In the middle of Tokyo stands a red and white tower that bears an uncanny resemblance to the Eiffel Tower - except for the red and white part. Everytime we pass it or see it from a distance, someone announces, "There's Tokyo Tower!" I admit it, it's usually me doing the announcing, since other than the Mori Tower in Roppongi Hills, it's the only building in Tokyo that I recognize from a distance.

This past weekend we decided to give the boys a break from shopping and to do something fun and touristy. 
After lunch at the Tokyo American Club and a visit to the TAC library - library books were due - we visited Tokyo Tower. A very cramped elevator ride up to the observation platform gives you a stupendous view of the city skyline. I know this is a big city, but when you see it from Tokyo Tower and it stretches with no break as far as you can see, it really slams into you, this city is BIG.

Ironically, we ran into a school friend of Sam's, an acquaintance of Nick's from TAC, and a graduate of the University of Delaware (Nick was wearing fanwear) when we went to the Tower - it's a big city, but a small world.

Sunday, February 8, 2009

A Tour by Chris

Chris took this video on his camera and since it is too big to email, we're posting it here for everyone to see! 

A tour of chez Johnson of Yoyogi-uehara, Tokyo, Japan.

Monday, February 2, 2009

Omochi Pounding at the ELC

We are very lucky, I think, that we moved to Japan at this time of the year. The Early Learning Center (ELC) of the ASIJ starts their Japanese culture unit at this time of year, so we are all getting introduced to Japanese culture through Sam's school. 

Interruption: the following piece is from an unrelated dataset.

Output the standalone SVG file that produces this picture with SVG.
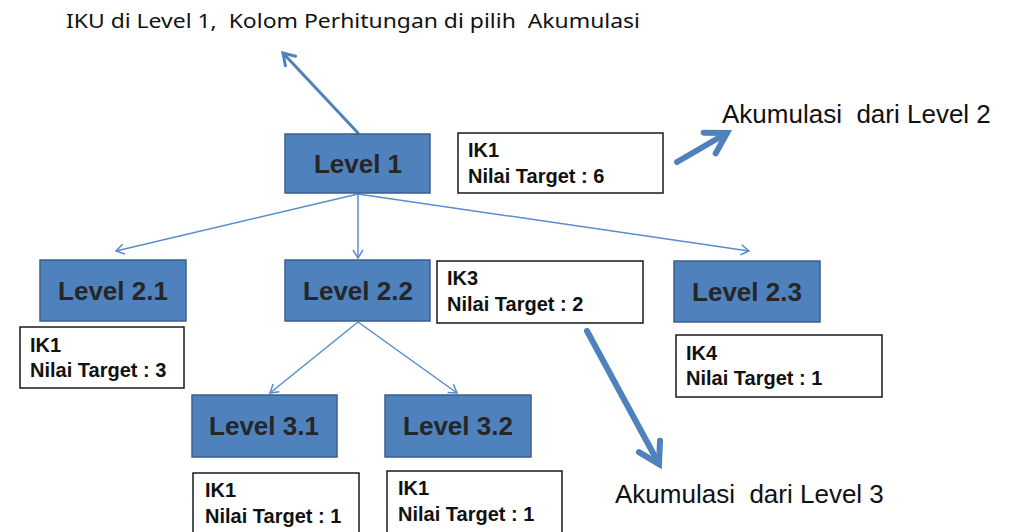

At the New Year holiday, the Japanese traditionally eat mochi rice
treats, a special dish made from omochi rice that is cooked, and then pounded with mallets in a large wooden pestle until it is smooth and gooey and sticky.

This past week as part of the New Year festivities, the ELC students had an omochi rice pounding day.  A couple of men from the neighborhood of Azabu-juban came in to demonstrate and show the children the rice pounding. It is a workout! These strong men pounded rice for over 3 hours. It's the man working in the wooden basin that I admire - he takes warm water and moves the omochi rice with his hand in between every mallet smack. But they have a rhythm and he never got his hand pounded.

Then the mochi rice is pulled into balls, and served three different ways: with powdered soybeans and sugar, with soy sauce and nori (seaweed), and with sweet red bean paste. It's not bad, but the texture takes some getting used to. Raw bread dough comes to mind - it is very chewy and elastic!

The children were dressed in "happi" - festival short coats -  and headbands. Then they counted in Japanese, "Ichi, ni, san," and then they all had a turn with a mallet. Then some of the parents gave it a try! Sam did a great job pounding, I'm not so sure how I did - that mallet is heavy.
And those of you who know Sam remember that he is the pickiest of my kids as far as food goes. Well, he ate every piece of mochi rice on his plate and asked for seconds on the ones coated with soybean powder and sugar! Go figure. I guess if you present something in a fun way, he'll try it. Or just coat it in sugar!